With raised eyebrows that suggested astonishment Powell said of his time with DeRozan that, “working out with him and going against him in Compton showed me his grind and will to get better, which is something I respect. That’s something that’s just going to make me better — being able to guard players like him, players like Kyle Lowry, every day and see how they get their points.”
The respect is mutual. “I love his intensity,” says DeRozan. “He’s willing to work. He’s willing to listen and he won’t back down. Reminds me of me when I came in. He’s got that mentality you need in this league to be successful.” You can tell DeRozan is invested in Powell’s success.
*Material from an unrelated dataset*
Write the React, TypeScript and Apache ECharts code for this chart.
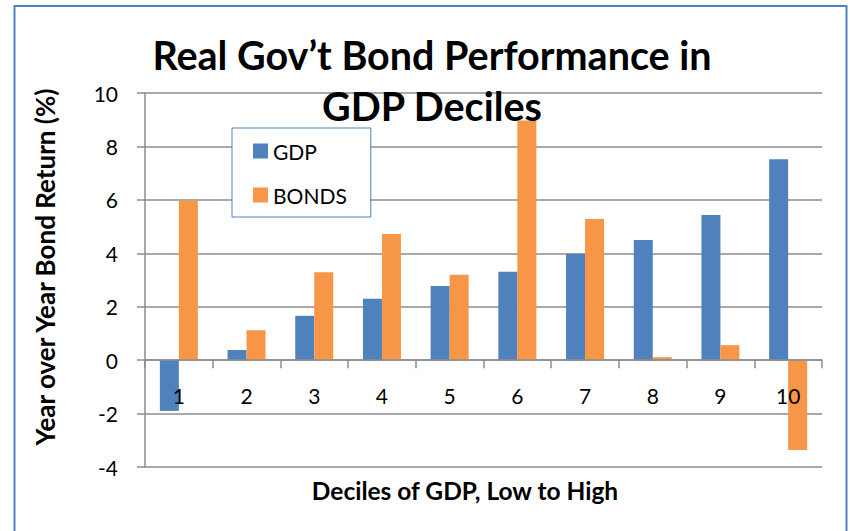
import React, { useEffect, useRef } from "react";
import * as echarts from "echarts";

const categories = ["1", "2", "3", "4", "5", "6", "7", "8", "9", "10"];
const gdpValues = [-1.9, 0.38, 1.66, 2.3, 2.78, 3.31, 3.98, 4.5, 5.43, 7.52];
const bondValues = [5.98, 1.12, 3.29, 4.72, 3.2, 8.97, 5.28, 0.11, 0.56, -3.36];
const yTicks = { min: -4, max: 10, interval: 2 };

const titleLine1 = "Real Gov’t Bond Performance in";
const titleLine2 = "GDP Deciles";
const yTitle = "Year over Year Bond Return (%)";
const xTitle = "Deciles of GDP, Low to High";

const FONT = "Lato, 'Open Sans', sans-serif";
const GRID_COLOR = "#8c8c8c";

export default function App() {
  const ref = useRef<HTMLDivElement>(null);
  useEffect(() => {
    if (!ref.current) return;
    const chart = echarts.init(ref.current, undefined, { renderer: "svg" });
    chart.setOption({
      animation: false,
      backgroundColor: "#ffffff",
      grid: { left: 145, right: 28, top: 93, bottom: 64, containLabel: false },
      legend: {
        orient: "vertical",
        left: 232,
        top: 128,
        data: ["GDP", "BONDS"],
        backgroundColor: "#ffffff",
        borderColor: "#4f81bd",
        borderWidth: 1,
        padding: [11, 24, 10, 21],
        itemGap: 20,
        itemWidth: 15,
        itemHeight: 15,
        icon: "rect",
        z: 10,
        textStyle: { fontFamily: FONT, fontSize: 21, color: "#000", lineHeight: 24 },
      },
      xAxis: {
        type: "category",
        data: categories,
        position: "bottom",
        offset: 0,
        axisLine: {
          show: true,
          onZero: true,
          lineStyle: { color: GRID_COLOR, width: 1.5 },
        },
        axisTick: { show: true, length: 8, lineStyle: { color: GRID_COLOR, width: 1.5 } },
        axisLabel: { fontFamily: FONT, fontSize: 21, color: "#000", margin: 25 },
        splitLine: { show: false },
        z: 5,
      },
      yAxis: {
        type: "value",
        min: yTicks.min,
        max: yTicks.max,
        interval: yTicks.interval,
        axisLine: { show: true, lineStyle: { color: GRID_COLOR, width: 1.5 } },
        axisTick: { show: true, length: 8, lineStyle: { color: GRID_COLOR, width: 1.5 } },
        axisLabel: { fontFamily: FONT, fontSize: 21, color: "#000", margin: 27 },
        splitLine: { show: true, lineStyle: { color: GRID_COLOR, width: 1.5 } },
      },
      series: [
        {
          name: "GDP",
          type: "bar",
          data: gdpValues,
          barWidth: 19,
          barGap: "0%",
          itemStyle: { color: "#4f81bd" },
        },
        {
          name: "BONDS",
          type: "bar",
          data: bondValues,
          barWidth: 19,
          barGap: "0%",
          itemStyle: { color: "#f79646" },
        },
      ],
      graphic: [
        {
          type: "rect",
          shape: { x: 14.5, y: 6, width: 832, height: 560 },
          style: { fill: "none", stroke: "#4f81bd", lineWidth: 2 },
          z: 0,
          silent: true,
        },
        {
          type: "text",
          x: 432,
          y: 54,
          z: 20,
          style: {
            text: titleLine1,
            fill: "#000",
            font: `bold 39.5px ${FONT}`,
            align: "center",
            verticalAlign: "middle",
          },
        },
        {
          type: "text",
          x: 432,
          y: 105,
          z: 20,
          style: {
            text: titleLine2,
            fill: "#000",
            font: `bold 39.5px ${FONT}`,
            align: "center",
            verticalAlign: "middle",
          },
        },
        {
          type: "text",
          x: 45,
          y: 267,
          rotation: Math.PI / 2,
          style: {
            text: yTitle,
            fill: "#000",
            font: `bold 26px ${FONT}`,
            align: "center",
            verticalAlign: "middle",
          },
        },
        {
          type: "text",
          x: 465,
          y: 490,
          style: {
            text: xTitle,
            fill: "#000",
            font: `bold 24.5px ${FONT}`,
            align: "center",
            verticalAlign: "middle",
          },
        },
      ],
    });
    // Move the category axis to the value-axis zero line using the library's own scale
    const yZero = chart.convertToPixel({ yAxisIndex: 0 }, 0) as number;
    const yBottom = chart.convertToPixel({ yAxisIndex: 0 }, yTicks.min) as number;
    if (typeof yZero === "number" && typeof yBottom === "number") {
      chart.setOption({ xAxis: { offset: -(yBottom - yZero) } });
    }
    return () => chart.dispose();
  }, []);
  return (
    <div
      ref={ref}
      style={{ position: "fixed", left: 0, top: 0, width: 850, height: 531 }}
    />
  );
}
There is a California brotherhood that is shown in DeRozan’s close relationship with James Harden, Damian Lillard, and his former teammate Amir Johnson. Powell is on his way to becoming the newest member of the clique.
Yet although Powell watched DeRozan’s highlight tapes as a youngster, he’s had another California guard looking out for him for a while, Russell Westbrook. The former UCLA star has taken Powell under his wing and counselled him on everything from navigating college as a student athlete to his impending transition to the NBA. In turn, Powell has modelled his game after Westbrook, massive chip on the shoulder and all.
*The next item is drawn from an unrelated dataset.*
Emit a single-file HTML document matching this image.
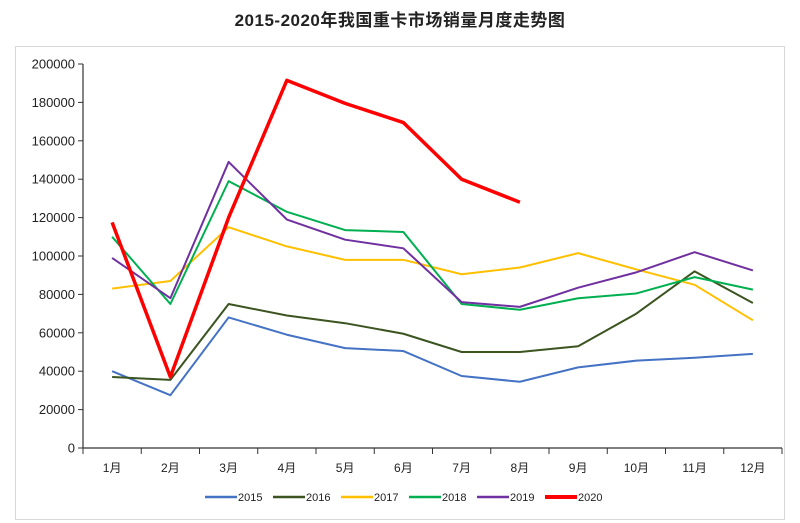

It’s only fitting that 45 players surpassed him on draft night, making that chip even bigger. You can see that frustration play out when he’s on the court as his level of hustle and will is palpable. It is a trait evaluators often overlook because you can’t place a numerical value to it but it is a skill nonetheless. Fact is, not every player plays with that level of passion.
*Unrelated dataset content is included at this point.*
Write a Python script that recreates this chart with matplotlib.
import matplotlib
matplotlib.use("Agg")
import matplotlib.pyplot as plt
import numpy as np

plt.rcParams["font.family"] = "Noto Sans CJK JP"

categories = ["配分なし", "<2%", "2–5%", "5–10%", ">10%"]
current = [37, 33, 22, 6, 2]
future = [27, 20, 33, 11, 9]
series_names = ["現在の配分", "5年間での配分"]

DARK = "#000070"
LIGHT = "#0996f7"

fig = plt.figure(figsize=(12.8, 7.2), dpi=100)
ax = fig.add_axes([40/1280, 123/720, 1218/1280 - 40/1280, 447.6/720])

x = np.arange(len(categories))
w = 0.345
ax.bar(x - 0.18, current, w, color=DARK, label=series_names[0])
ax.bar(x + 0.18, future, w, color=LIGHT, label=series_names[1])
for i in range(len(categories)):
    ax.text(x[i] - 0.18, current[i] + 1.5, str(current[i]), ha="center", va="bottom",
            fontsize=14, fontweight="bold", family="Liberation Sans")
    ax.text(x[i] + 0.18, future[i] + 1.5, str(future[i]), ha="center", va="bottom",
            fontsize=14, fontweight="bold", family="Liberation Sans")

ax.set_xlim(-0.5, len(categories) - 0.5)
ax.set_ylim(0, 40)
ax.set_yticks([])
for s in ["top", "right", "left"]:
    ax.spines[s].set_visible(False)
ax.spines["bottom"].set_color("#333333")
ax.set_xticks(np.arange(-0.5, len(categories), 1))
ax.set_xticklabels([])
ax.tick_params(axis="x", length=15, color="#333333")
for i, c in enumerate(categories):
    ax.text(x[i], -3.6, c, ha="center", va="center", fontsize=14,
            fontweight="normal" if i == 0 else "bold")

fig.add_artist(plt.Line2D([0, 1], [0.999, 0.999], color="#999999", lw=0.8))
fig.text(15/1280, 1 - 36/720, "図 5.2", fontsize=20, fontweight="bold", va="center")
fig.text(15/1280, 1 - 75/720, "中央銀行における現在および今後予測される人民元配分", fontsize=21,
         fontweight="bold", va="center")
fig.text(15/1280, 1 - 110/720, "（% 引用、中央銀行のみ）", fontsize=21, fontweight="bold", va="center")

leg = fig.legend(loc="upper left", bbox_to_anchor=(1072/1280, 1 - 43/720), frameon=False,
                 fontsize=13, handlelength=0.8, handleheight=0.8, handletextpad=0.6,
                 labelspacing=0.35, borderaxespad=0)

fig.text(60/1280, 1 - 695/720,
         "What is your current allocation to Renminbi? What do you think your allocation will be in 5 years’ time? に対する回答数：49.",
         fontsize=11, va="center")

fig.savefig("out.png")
Westbrook has made it his calling card, and although Powell copies everything from Westbrook’s gun-in-holster three-point celebration to his exuberant screams after dunks, his game actually resembles Dwyane Wade’s. Westbrook only knows one speed as he Sonic the Hedgehogs his way up and down the floor. Although Powell is equally a Tasmanian devil on defence, offensively his game is more about using his athleticism to change speeds and catch defenders off guard with quick bursts. Like Wade, he’s more of a rhythm pull-up shooter than a catch and shoot threat and utilizes his floater in the lane when opposing guards are giving him space because of his blow-by potential.
His offence was perceived to be a weakness throughout the draft process as he never shot over 35 per cent from three-point range as a Bruin. Yet that’s the side of the floor that has turned the most heads so far. In Vegas he managed to average 18 points on 51 per cent shooting in 25 minutes of work per game.
Standing at 6-foot-4, Powell is slightly undersized to play the off guard spot in the NBA which is partially why he fell in the draft. Yet more important are his 6-foot-11 wingspan and 40 ½ vertical.
His reach and vertical help him to get to the rim quickly, which is why Powell had more points in transition last year than any other draft-eligible NCAA player. On the Raptors he’ll be primarily asked to D up, create turnovers, and translate those into instant offence. It is the role he thrived in as junior in college, as he shot 53.3 per cent from the floor playing along big scorers like Zach LaVine and Kyle Anderson.
At Summer League Powell was drawing lofty comparisons to Kawhi Leonard, Draymond Green, and Jimmy Butler — guys who are now max-level players yet, like Powell, were slept on in their respective draft years. You have to wonder if Powell might not have been drafted higher in a re-draft already. He was the only rookie on the All-Summer League First Team in a tournament where six of the top seven rookies drafted in June suited up.
The pain from draft night is in his rearview but when he talks about it it’s clear the experience cut deep.
But his coach, Dwane Casey, likes how that pain is manifested. “Listen we need guys who get pissed off,” says Casey. “I like him because he’s smart. I can use him as a teaching example on the defensive end but I really like him because he has that edge that makes a team’s energy rise.”
If Powell has his way his pain and defence will manifest into him rising up for blocks and lob dunks proving that he’s better than the 46th best player in the draft. A lot better.